## Recorded data
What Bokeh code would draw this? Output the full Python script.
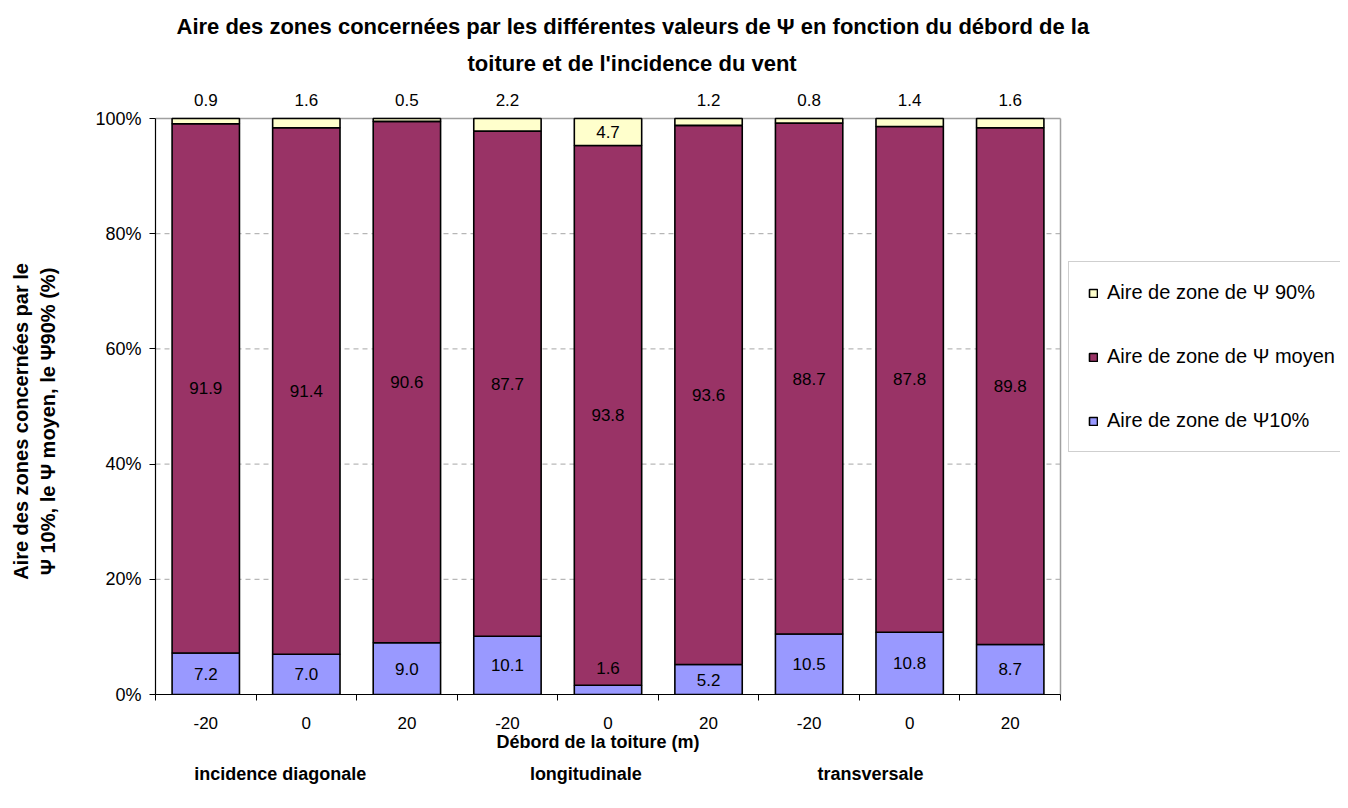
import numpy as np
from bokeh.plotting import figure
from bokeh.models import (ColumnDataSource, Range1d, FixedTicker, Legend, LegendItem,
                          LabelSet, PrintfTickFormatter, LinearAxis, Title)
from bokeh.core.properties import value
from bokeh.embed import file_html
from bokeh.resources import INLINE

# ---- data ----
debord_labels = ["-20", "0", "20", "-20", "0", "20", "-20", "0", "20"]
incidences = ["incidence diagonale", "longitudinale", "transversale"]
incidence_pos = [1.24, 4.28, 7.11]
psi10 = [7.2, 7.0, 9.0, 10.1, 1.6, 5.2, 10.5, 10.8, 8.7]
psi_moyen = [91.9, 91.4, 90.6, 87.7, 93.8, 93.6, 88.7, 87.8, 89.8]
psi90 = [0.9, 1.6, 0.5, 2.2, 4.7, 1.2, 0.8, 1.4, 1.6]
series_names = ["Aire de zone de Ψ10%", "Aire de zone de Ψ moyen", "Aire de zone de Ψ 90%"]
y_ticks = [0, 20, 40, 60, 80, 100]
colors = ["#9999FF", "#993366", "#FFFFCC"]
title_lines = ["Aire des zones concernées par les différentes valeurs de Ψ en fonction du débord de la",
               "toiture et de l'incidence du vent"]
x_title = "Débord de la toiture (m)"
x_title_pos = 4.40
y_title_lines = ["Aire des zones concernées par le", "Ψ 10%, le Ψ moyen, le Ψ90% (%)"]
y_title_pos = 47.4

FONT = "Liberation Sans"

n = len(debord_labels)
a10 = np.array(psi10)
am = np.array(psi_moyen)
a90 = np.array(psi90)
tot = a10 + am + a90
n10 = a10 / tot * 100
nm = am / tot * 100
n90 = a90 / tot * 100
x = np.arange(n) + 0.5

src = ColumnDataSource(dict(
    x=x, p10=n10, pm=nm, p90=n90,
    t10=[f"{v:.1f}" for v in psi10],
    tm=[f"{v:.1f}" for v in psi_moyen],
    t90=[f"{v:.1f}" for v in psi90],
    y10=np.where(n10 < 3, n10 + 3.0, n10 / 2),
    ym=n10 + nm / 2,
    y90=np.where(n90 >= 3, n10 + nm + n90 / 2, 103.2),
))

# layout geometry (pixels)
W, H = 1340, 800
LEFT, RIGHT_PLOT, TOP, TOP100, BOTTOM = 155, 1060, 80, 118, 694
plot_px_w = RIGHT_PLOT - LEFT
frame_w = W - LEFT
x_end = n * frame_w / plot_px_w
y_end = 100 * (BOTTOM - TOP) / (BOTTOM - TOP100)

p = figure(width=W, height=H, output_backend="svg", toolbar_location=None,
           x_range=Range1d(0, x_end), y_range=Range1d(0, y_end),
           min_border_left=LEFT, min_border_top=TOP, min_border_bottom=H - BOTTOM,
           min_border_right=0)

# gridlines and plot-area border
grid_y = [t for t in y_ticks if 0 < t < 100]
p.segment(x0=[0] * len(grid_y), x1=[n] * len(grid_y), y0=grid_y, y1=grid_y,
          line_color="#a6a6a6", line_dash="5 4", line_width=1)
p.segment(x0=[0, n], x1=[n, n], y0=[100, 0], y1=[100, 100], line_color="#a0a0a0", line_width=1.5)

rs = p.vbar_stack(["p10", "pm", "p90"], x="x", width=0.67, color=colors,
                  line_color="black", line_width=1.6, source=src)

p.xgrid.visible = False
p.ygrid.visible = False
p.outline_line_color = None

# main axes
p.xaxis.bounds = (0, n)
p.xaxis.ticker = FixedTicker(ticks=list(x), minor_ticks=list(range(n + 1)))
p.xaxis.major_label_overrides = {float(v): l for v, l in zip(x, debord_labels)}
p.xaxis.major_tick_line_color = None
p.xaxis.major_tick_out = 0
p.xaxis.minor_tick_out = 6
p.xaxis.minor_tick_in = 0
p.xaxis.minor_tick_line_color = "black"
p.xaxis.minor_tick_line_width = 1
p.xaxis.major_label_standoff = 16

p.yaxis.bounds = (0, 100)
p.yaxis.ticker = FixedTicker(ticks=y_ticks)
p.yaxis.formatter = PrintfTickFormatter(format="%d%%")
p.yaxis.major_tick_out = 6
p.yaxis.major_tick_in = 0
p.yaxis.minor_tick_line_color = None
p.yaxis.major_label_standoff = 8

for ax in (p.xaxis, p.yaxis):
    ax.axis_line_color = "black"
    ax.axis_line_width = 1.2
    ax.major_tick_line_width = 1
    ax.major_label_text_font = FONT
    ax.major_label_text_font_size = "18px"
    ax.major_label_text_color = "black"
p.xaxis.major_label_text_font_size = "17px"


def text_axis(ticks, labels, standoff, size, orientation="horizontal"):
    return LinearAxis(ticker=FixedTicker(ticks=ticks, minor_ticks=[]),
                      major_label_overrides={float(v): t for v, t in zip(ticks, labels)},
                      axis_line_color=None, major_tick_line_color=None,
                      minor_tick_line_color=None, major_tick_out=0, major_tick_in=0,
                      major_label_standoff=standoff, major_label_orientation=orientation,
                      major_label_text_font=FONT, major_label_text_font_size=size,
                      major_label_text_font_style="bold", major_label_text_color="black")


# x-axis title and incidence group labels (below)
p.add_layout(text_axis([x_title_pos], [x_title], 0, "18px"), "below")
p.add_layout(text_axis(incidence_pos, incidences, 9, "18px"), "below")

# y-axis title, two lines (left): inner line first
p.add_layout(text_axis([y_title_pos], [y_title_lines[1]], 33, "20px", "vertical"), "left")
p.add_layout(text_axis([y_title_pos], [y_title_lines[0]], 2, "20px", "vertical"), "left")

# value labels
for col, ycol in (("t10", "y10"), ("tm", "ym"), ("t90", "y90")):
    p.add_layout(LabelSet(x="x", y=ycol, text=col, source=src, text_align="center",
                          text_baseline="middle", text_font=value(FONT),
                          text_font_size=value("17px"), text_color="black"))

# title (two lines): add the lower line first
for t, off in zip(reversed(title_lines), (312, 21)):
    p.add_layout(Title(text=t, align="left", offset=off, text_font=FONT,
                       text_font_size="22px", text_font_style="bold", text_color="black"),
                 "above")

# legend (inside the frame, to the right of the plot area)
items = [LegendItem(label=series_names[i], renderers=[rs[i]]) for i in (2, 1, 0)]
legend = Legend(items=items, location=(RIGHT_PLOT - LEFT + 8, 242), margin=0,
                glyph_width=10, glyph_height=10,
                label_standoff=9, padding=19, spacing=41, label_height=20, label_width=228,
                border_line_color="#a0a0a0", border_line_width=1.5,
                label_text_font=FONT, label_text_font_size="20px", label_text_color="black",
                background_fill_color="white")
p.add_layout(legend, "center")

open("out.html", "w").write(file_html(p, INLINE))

## Exercise
Restate the data above word for word. Skip every picture.

## Exercise result
What Bokeh code would draw this? Output the full Python script.
import numpy as np
from bokeh.plotting import figure
from bokeh.models import (ColumnDataSource, Range1d, FixedTicker, Legend, LegendItem,
                          LabelSet, PrintfTickFormatter, LinearAxis, Title)
from bokeh.core.properties import value
from bokeh.embed import file_html
from bokeh.resources import INLINE

# ---- data ----
debord_labels = ["-20", "0", "20", "-20", "0", "20", "-20", "0", "20"]
incidences = ["incidence diagonale", "longitudinale", "transversale"]
incidence_pos = [1.24, 4.28, 7.11]
psi10 = [7.2, 7.0, 9.0, 10.1, 1.6, 5.2, 10.5, 10.8, 8.7]
psi_moyen = [91.9, 91.4, 90.6, 87.7, 93.8, 93.6, 88.7, 87.8, 89.8]
psi90 = [0.9, 1.6, 0.5, 2.2, 4.7, 1.2, 0.8, 1.4, 1.6]
series_names = ["Aire de zone de Ψ10%", "Aire de zone de Ψ moyen", "Aire de zone de Ψ 90%"]
y_ticks = [0, 20, 40, 60, 80, 100]
colors = ["#9999FF", "#993366", "#FFFFCC"]
title_lines = ["Aire des zones concernées par les différentes valeurs de Ψ en fonction du débord de la",
               "toiture et de l'incidence du vent"]
x_title = "Débord de la toiture (m)"
x_title_pos = 4.40
y_title_lines = ["Aire des zones concernées par le", "Ψ 10%, le Ψ moyen, le Ψ90% (%)"]
y_title_pos = 47.4

FONT = "Liberation Sans"

n = len(debord_labels)
a10 = np.array(psi10)
am = np.array(psi_moyen)
a90 = np.array(psi90)
tot = a10 + am + a90
n10 = a10 / tot * 100
nm = am / tot * 100
n90 = a90 / tot * 100
x = np.arange(n) + 0.5

src = ColumnDataSource(dict(
    x=x, p10=n10, pm=nm, p90=n90,
    t10=[f"{v:.1f}" for v in psi10],
    tm=[f"{v:.1f}" for v in psi_moyen],
    t90=[f"{v:.1f}" for v in psi90],
    y10=np.where(n10 < 3, n10 + 3.0, n10 / 2),
    ym=n10 + nm / 2,
    y90=np.where(n90 >= 3, n10 + nm + n90 / 2, 103.2),
))

# layout geometry (pixels)
W, H = 1340, 800
LEFT, RIGHT_PLOT, TOP, TOP100, BOTTOM = 155, 1060, 80, 118, 694
plot_px_w = RIGHT_PLOT - LEFT
frame_w = W - LEFT
x_end = n * frame_w / plot_px_w
y_end = 100 * (BOTTOM - TOP) / (BOTTOM - TOP100)

p = figure(width=W, height=H, output_backend="svg", toolbar_location=None,
           x_range=Range1d(0, x_end), y_range=Range1d(0, y_end),
           min_border_left=LEFT, min_border_top=TOP, min_border_bottom=H - BOTTOM,
           min_border_right=0)

# gridlines and plot-area border
grid_y = [t for t in y_ticks if 0 < t < 100]
p.segment(x0=[0] * len(grid_y), x1=[n] * len(grid_y), y0=grid_y, y1=grid_y,
          line_color="#a6a6a6", line_dash="5 4", line_width=1)
p.segment(x0=[0, n], x1=[n, n], y0=[100, 0], y1=[100, 100], line_color="#a0a0a0", line_width=1.5)

rs = p.vbar_stack(["p10", "pm", "p90"], x="x", width=0.67, color=colors,
                  line_color="black", line_width=1.6, source=src)

p.xgrid.visible = False
p.ygrid.visible = False
p.outline_line_color = None

# main axes
p.xaxis.bounds = (0, n)
p.xaxis.ticker = FixedTicker(ticks=list(x), minor_ticks=list(range(n + 1)))
p.xaxis.major_label_overrides = {float(v): l for v, l in zip(x, debord_labels)}
p.xaxis.major_tick_line_color = None
p.xaxis.major_tick_out = 0
p.xaxis.minor_tick_out = 6
p.xaxis.minor_tick_in = 0
p.xaxis.minor_tick_line_color = "black"
p.xaxis.minor_tick_line_width = 1
p.xaxis.major_label_standoff = 16

p.yaxis.bounds = (0, 100)
p.yaxis.ticker = FixedTicker(ticks=y_ticks)
p.yaxis.formatter = PrintfTickFormatter(format="%d%%")
p.yaxis.major_tick_out = 6
p.yaxis.major_tick_in = 0
p.yaxis.minor_tick_line_color = None
p.yaxis.major_label_standoff = 8

for ax in (p.xaxis, p.yaxis):
    ax.axis_line_color = "black"
    ax.axis_line_width = 1.2
    ax.major_tick_line_width = 1
    ax.major_label_text_font = FONT
    ax.major_label_text_font_size = "18px"
    ax.major_label_text_color = "black"
p.xaxis.major_label_text_font_size = "17px"


def text_axis(ticks, labels, standoff, size, orientation="horizontal"):
    return LinearAxis(ticker=FixedTicker(ticks=ticks, minor_ticks=[]),
                      major_label_overrides={float(v): t for v, t in zip(ticks, labels)},
                      axis_line_color=None, major_tick_line_color=None,
                      minor_tick_line_color=None, major_tick_out=0, major_tick_in=0,
                      major_label_standoff=standoff, major_label_orientation=orientation,
                      major_label_text_font=FONT, major_label_text_font_size=size,
                      major_label_text_font_style="bold", major_label_text_color="black")


# x-axis title and incidence group labels (below)
p.add_layout(text_axis([x_title_pos], [x_title], 0, "18px"), "below")
p.add_layout(text_axis(incidence_pos, incidences, 9, "18px"), "below")

# y-axis title, two lines (left): inner line first
p.add_layout(text_axis([y_title_pos], [y_title_lines[1]], 33, "20px", "vertical"), "left")
p.add_layout(text_axis([y_title_pos], [y_title_lines[0]], 2, "20px", "vertical"), "left")

# value labels
for col, ycol in (("t10", "y10"), ("tm", "ym"), ("t90", "y90")):
    p.add_layout(LabelSet(x="x", y=ycol, text=col, source=src, text_align="center",
                          text_baseline="middle", text_font=value(FONT),
                          text_font_size=value("17px"), text_color="black"))

# title (two lines): add the lower line first
for t, off in zip(reversed(title_lines), (312, 21)):
    p.add_layout(Title(text=t, align="left", offset=off, text_font=FONT,
                       text_font_size="22px", text_font_style="bold", text_color="black"),
                 "above")

# legend (inside the frame, to the right of the plot area)
items = [LegendItem(label=series_names[i], renderers=[rs[i]]) for i in (2, 1, 0)]
legend = Legend(items=items, location=(RIGHT_PLOT - LEFT + 8, 242), margin=0,
                glyph_width=10, glyph_height=10,
                label_standoff=9, padding=19, spacing=41, label_height=20, label_width=228,
                border_line_color="#a0a0a0", border_line_width=1.5,
                label_text_font=FONT, label_text_font_size="20px", label_text_color="black",
                background_fill_color="white")
p.add_layout(legend, "center")

open("out.html", "w").write(file_html(p, INLINE))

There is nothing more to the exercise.